もがいたらいいですよ(ユーミン)(P60)

必ず待ってますよ、次のステージが。もがくってことは、シナプスが増えることなんです。

苦しくなくなったら次がない(ユーミン)(P61)

苦しくなくなった人は、そこで終息していくと思う。…使ってない部分が動き出すから、苦しいんですよ。

私たちの世代は、欲ばることと潔さというものを、両方持つことが大切なんじゃないか(池坊美佳)(P118)

全部あきらめたらやっぱりいい仕事もいい出会いもないし、でも全部は主役になれないし。その中で自分の何を生かしてあげるか。そのために何に対して潔くなるか。

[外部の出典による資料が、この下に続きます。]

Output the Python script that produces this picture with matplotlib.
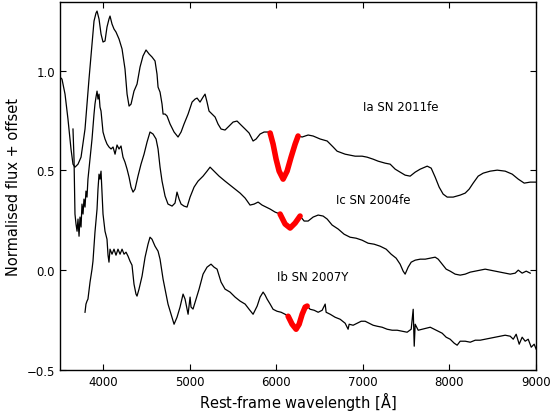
import matplotlib
matplotlib.use("Agg")
import matplotlib.pyplot as plt
import numpy as np

# Ia SN 2011fe
ia_wl = [3500, 3523, 3558, 3592, 3627, 3650, 3673, 3708, 3743, 3789, 3835, 3870, 3893, 3916, 3928,
         3951, 3974, 3997, 4020, 4043, 4066, 4078, 4101, 4124, 4147, 4182, 4217, 4251, 4275, 4298,
         4321, 4355, 4390, 4425, 4459, 4494, 4529, 4563, 4598, 4621, 4633, 4656, 4679, 4691, 4714,
         4737, 4772, 4818, 4864, 4899, 4933, 4980, 5026, 5061, 5084, 5118, 5153, 5176, 5199, 5222,
         5257, 5292, 5326, 5361, 5407, 5454, 5500, 5546, 5592, 5639, 5685, 5731, 5766, 5812, 5858,
         5904, 5928, 5962, 5997, 6032, 6078, 6124, 6170, 6217, 6251, 6298, 6367, 6425, 6506, 6587,
         6656, 6702, 6795, 6910, 6991, 7049, 7118, 7176, 7257, 7315, 7373, 7430, 7488, 7546, 7604,
         7662, 7743, 7789, 7835, 7881, 7927, 7974, 8043, 8124, 8182, 8228, 8274, 8332, 8390, 8471,
         8552, 8644, 8725, 8795, 8864, 8933, 9002]
ia_flux = [0.967, 0.957, 0.882, 0.757, 0.607, 0.531, 0.516, 0.531, 0.566, 0.707, 0.957, 1.133, 1.248, 1.288, 1.298,
           1.258, 1.183, 1.143, 1.148, 1.218, 1.258, 1.273, 1.233, 1.208, 1.193, 1.158, 1.108, 1.008, 0.882, 0.822,
           0.832, 0.897, 0.932, 1.018, 1.073, 1.103, 1.083, 1.068, 1.048, 0.982, 0.917, 0.892, 0.832, 0.782, 0.782,
           0.772, 0.732, 0.692, 0.667, 0.692, 0.732, 0.782, 0.842, 0.857, 0.862, 0.842, 0.867, 0.882, 0.842, 0.797,
           0.782, 0.767, 0.732, 0.707, 0.702, 0.722, 0.742, 0.747, 0.727, 0.707, 0.687, 0.647, 0.657, 0.682, 0.692,
           0.692, 0.687, 0.632, 0.556, 0.496, 0.456, 0.496, 0.566, 0.632, 0.672, 0.667, 0.677, 0.672, 0.657, 0.647,
           0.617, 0.596, 0.581, 0.571, 0.571, 0.566, 0.556, 0.546, 0.536, 0.531, 0.506, 0.491, 0.476, 0.471, 0.491,
           0.506, 0.521, 0.511, 0.466, 0.416, 0.381, 0.366, 0.366, 0.376, 0.386, 0.406, 0.436, 0.471, 0.486, 0.496,
           0.501, 0.496, 0.481, 0.456, 0.436, 0.441, 0.441]

# Ic SN 2004fe
ic_wl = [3650, 3662, 3673, 3685, 3697, 3708, 3720, 3731, 3743, 3754, 3766, 3777, 3789, 3800, 3812,
         3823, 3847, 3870, 3893, 3904, 3916, 3928, 3939, 3951, 3962, 3974, 3985, 3997, 4020, 4043,
         4066, 4090, 4113, 4136, 4159, 4182, 4205, 4228, 4251, 4275, 4298, 4321, 4344, 4367, 4401,
         4436, 4471, 4506, 4540, 4575, 4610, 4633, 4656, 4679, 4714, 4748, 4795, 4829, 4852, 4876,
         4899, 4933, 4968, 5003, 5049, 5095, 5153, 5199, 5234, 5280, 5338, 5407, 5465, 5523, 5581,
         5639, 5696, 5743, 5789, 5835, 5881, 5928, 5985, 6043, 6101, 6159, 6217, 6274, 6321, 6367,
         6425, 6483, 6540, 6587, 6644, 6714, 6783, 6852, 6922, 6991, 7060, 7130, 7199, 7269, 7326,
         7384, 7430, 7465, 7488, 7523, 7558, 7604, 7662, 7720, 7778, 7835, 7870, 7916, 7962, 8008,
         8066, 8124, 8182, 8240, 8298, 8355, 8413, 8471, 8529, 8586, 8644, 8702, 8760, 8795, 8840,
         8887, 8933]
ic_flux = [0.707, 0.556, 0.281, 0.231, 0.195, 0.256, 0.170, 0.266, 0.216, 0.331, 0.281, 0.356, 0.316, 0.396, 0.366,
           0.456, 0.556, 0.657, 0.782, 0.832, 0.867, 0.897, 0.857, 0.882, 0.817, 0.797, 0.747, 0.692, 0.657, 0.632,
           0.617, 0.607, 0.617, 0.581, 0.627, 0.607, 0.622, 0.566, 0.541, 0.506, 0.466, 0.416, 0.391, 0.406, 0.471,
           0.531, 0.581, 0.642, 0.692, 0.682, 0.657, 0.607, 0.516, 0.446, 0.371, 0.331, 0.321, 0.336, 0.391, 0.356,
           0.331, 0.321, 0.316, 0.366, 0.416, 0.446, 0.471, 0.496, 0.516, 0.496, 0.471, 0.446, 0.426, 0.406, 0.386,
           0.361, 0.326, 0.331, 0.341, 0.326, 0.316, 0.306, 0.291, 0.281, 0.231, 0.211, 0.236, 0.271, 0.246, 0.246,
           0.266, 0.276, 0.271, 0.256, 0.226, 0.206, 0.180, 0.165, 0.160, 0.150, 0.135, 0.130, 0.120, 0.105, 0.080,
           0.060, 0.030, -0.005, -0.020, 0.015, 0.040, 0.050, 0.055, 0.055, 0.060, 0.065, 0.055, 0.030, 0.005, -0.005,
           -0.020, -0.025, -0.020, -0.010, -0.005, 0.000, 0.005, 0.000, -0.005, -0.010, -0.015, -0.020, -0.015, 0.000, -0.015,
           -0.005, -0.015]

# Ib SN 2007Y
ib_wl = [3789, 3800, 3812, 3823, 3847, 3870, 3881, 3904, 3928, 3939, 3951, 3962, 3974, 3985, 3997,
         4020, 4043, 4055, 4066, 4078, 4101, 4124, 4147, 4170, 4194, 4217, 4240, 4263, 4286, 4309,
         4332, 4355, 4378, 4390, 4413, 4448, 4483, 4517, 4540, 4563, 4598, 4633, 4656, 4691, 4714,
         4748, 4783, 4818, 4852, 4887, 4922, 4945, 4968, 4980, 5003, 5014, 5037, 5072, 5107, 5153,
         5199, 5245, 5280, 5315, 5361, 5407, 5465, 5523, 5581, 5639, 5685, 5731, 5778, 5812, 5847,
         5870, 5893, 5928, 5962, 6008, 6055, 6101, 6136, 6182, 6228, 6263, 6298, 6333, 6356, 6390,
         6437, 6483, 6529, 6564, 6575, 6622, 6679, 6737, 6795, 6829, 6841, 6887, 6933, 6980, 7026,
         7072, 7118, 7165, 7222, 7280, 7338, 7396, 7454, 7511, 7558, 7581, 7593, 7604, 7639, 7685,
         7731, 7778, 7824, 7870, 7916, 7962, 8008, 8055, 8089, 8124, 8182, 8240, 8298, 8355, 8413,
         8471, 8529, 8586, 8644, 8702, 8737, 8771, 8806, 8840, 8875, 8910, 8945, 8979, 9002]
ib_flux = [-0.211, -0.170, -0.155, -0.145, -0.060, 0.005, 0.045, 0.190, 0.306, 0.406, 0.481, 0.456, 0.496, 0.391, 0.281,
           0.195, 0.155, 0.075, 0.040, 0.105, 0.080, 0.105, 0.075, 0.105, 0.080, 0.105, 0.080, 0.090, 0.070, 0.045,
           0.025, -0.070, -0.120, -0.130, -0.095, -0.030, 0.065, 0.130, 0.165, 0.155, 0.120, 0.095, 0.055, -0.045, -0.095,
           -0.170, -0.221, -0.271, -0.236, -0.185, -0.120, -0.145, -0.195, -0.221, -0.135, -0.185, -0.195, -0.145, -0.095, -0.020,
           0.015, 0.030, 0.015, 0.005, -0.060, -0.095, -0.110, -0.135, -0.155, -0.170, -0.196, -0.221, -0.180, -0.135, -0.110,
           -0.125, -0.145, -0.170, -0.196, -0.206, -0.211, -0.221, -0.231, -0.271, -0.296, -0.271, -0.221, -0.185, -0.180, -0.196,
           -0.201, -0.211, -0.201, -0.170, -0.211, -0.221, -0.236, -0.246, -0.266, -0.296, -0.271, -0.276, -0.266, -0.256, -0.256,
           -0.266, -0.276, -0.281, -0.286, -0.296, -0.301, -0.301, -0.306, -0.311, -0.296, -0.196, -0.381, -0.271, -0.301, -0.296,
           -0.291, -0.286, -0.296, -0.306, -0.316, -0.336, -0.346, -0.366, -0.376, -0.356, -0.356, -0.361, -0.351, -0.351, -0.346,
           -0.341, -0.336, -0.331, -0.326, -0.331, -0.346, -0.321, -0.371, -0.336, -0.356, -0.346, -0.386, -0.371, -0.396]

# wavelength windows of the fitted Si II feature (red)
ia_fit = (5925, 6255)
ic_fit = (6040, 6280)
ib_fit = (6130, 6360)

names = ["Ia SN 2011fe", "Ic SN 2004fe", "Ib SN 2007Y"]
name_pos = [(7003, 0.822), (6690, 0.356), (6008, -0.03)]

plt.rcParams["xtick.direction"] = "in"
plt.rcParams["ytick.direction"] = "in"
plt.rcParams["xtick.top"] = True
plt.rcParams["ytick.right"] = True
plt.rcParams["xtick.major.size"] = 4
plt.rcParams["ytick.major.size"] = 4
plt.rcParams["axes.linewidth"] = 1.0

fig = plt.figure(figsize=(5.52, 4.14), dpi=100)
ax = fig.add_axes([0.1087, 0.104, 0.8623, 0.8895])

for wl, fl, win in [(ia_wl, ia_flux, ia_fit), (ic_wl, ic_flux, ic_fit), (ib_wl, ib_flux, ib_fit)]:
    wl = np.array(wl)
    fl = np.array(fl)
    ax.plot(wl, fl, color="black", lw=0.9)
    m = (wl >= win[0]) & (wl <= win[1])
    ax.plot(wl[m], fl[m], color="red", lw=4, solid_capstyle="round")

for name, (x, y) in zip(names, name_pos):
    ax.text(x, y, name, fontsize=8.5, ha="left", va="center")

ax.set_xlim(3500, 9000)
ax.set_ylim(-0.5, 1.345)
ax.set_xticks([4000, 5000, 6000, 7000, 8000, 9000])
ax.set_yticks([-0.5, 0.0, 0.5, 1.0])
ax.tick_params(labelsize=8.5)
ax.set_xlabel(r"Rest-frame wavelength [$\mathrm{\AA}$]", fontsize=10.5, labelpad=1)
ax.set_ylabel("Normalised flux + offset", fontsize=10.5)

fig.savefig("out.png", dpi=100)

あんまり外見の若さにとらわれすぎちゃうのもね(林真理子)(P136)

アンチエイジングって言葉は好きじゃないの、年をとるのは当たり前だから。とはいえ、全面降伏はやめて、見逃してもらう程度にには折り合いをつけたい。

成功の98%は運(秋元康)(P154)

でも、1%の才能と1%の努力がないと100%にはなれない。

茶の湯って、つまるところ自分と向き合うこと(千宗屋)(P178)

もてなしがどこに行き着くかというと、自分自身なんですね。それはエゴでもなく自己満足でもなく、やはり大切なのは自分自身が納得できるかどうかですから。他人はごまかせても、自分自身はだませません。

日本には元来「引き算の美学」がある(松岡正剛)(P208)

色目の重ねや、着物の半襟にしても、引いて引いて最後のひとつだけ残すことによって着物の緋色だとか藍染めだとかが畳の縁1本のところで立ち上がっていく。言語にしろ思想にしろ「日本的な方法論」は、つまるところ、そういう仕組みに行き着く気がします。

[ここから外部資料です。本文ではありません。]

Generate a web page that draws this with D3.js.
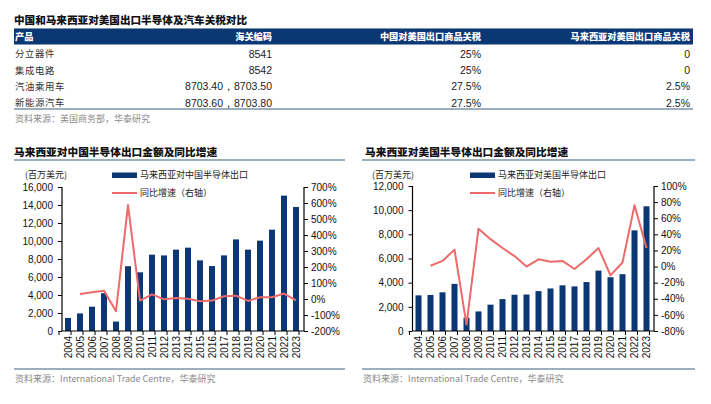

どうすれば整理できるのか、一番のポイントは(可士和さんへの質問)(P211)

一番大事なものがなんなのか、それをずーっとひたすら考えて、ぶれないようにする作業が肝になる。

現役時代はメンタルトレーニングで「俳優になれ」(松岡修造)(P212)

ミスしたショックが顔に出たとたんに筋肉に伝わって、しかも相手にも伝わって、次のポイントも確実に悪くなる。だから、ミスをしても自分が取ったような感覚でいて、コート内を王様のように行ったり来たりして歩くというのを何回もやりました。

引退して最初の2年間、オファーが来ればどんな番組でも出てみた(P213)

出ないとわからないと思って。結果的に自分の意図と違うかたちで放映されることもありましたが、その中で自分に必要なこと、向いてないことが明確になった。

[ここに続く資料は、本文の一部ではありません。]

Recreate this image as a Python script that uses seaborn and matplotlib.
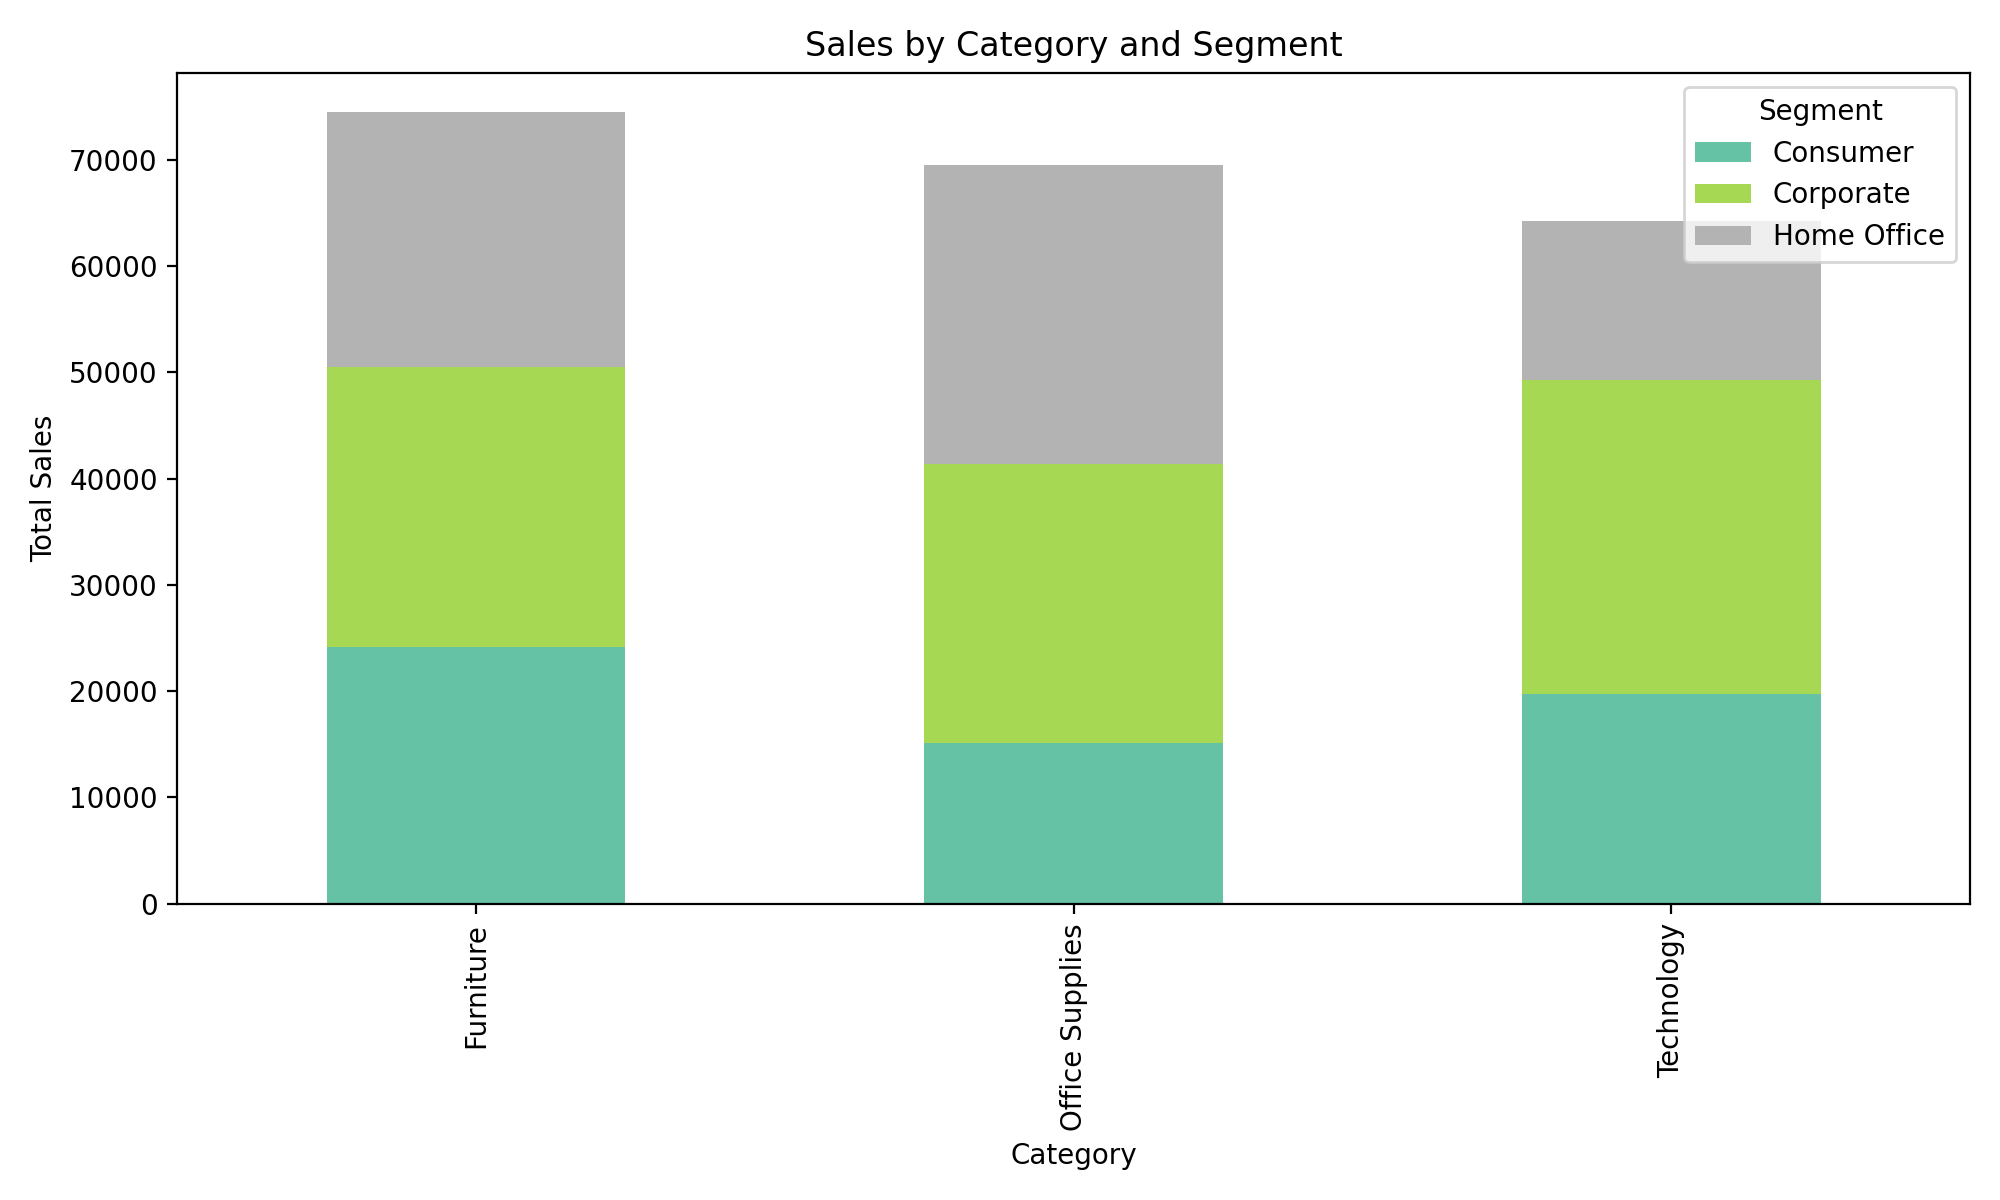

「なぜだ?なぜだ?」という考え方からある時「どうやったら?」に変わった(P215)

WhyからHowになって、「どうやったらこのケガを乗り越えられるか」に変わったんです。それが、今の僕の根本的な考え方になっています。

「決める」というのは、「私はこうやりたい」とはっきり打ち出して人を巻き込み、うまく行かなかったら責任を取るということ(石倉洋子)(P218)

やりたくないと思うようなところが、実は面白い(可士和)(P244)

自分が面白いなと思うようなことって、逆にできあがっちゃっているから変えられないんですよ。今は…知らない仕事が来た方が面白い。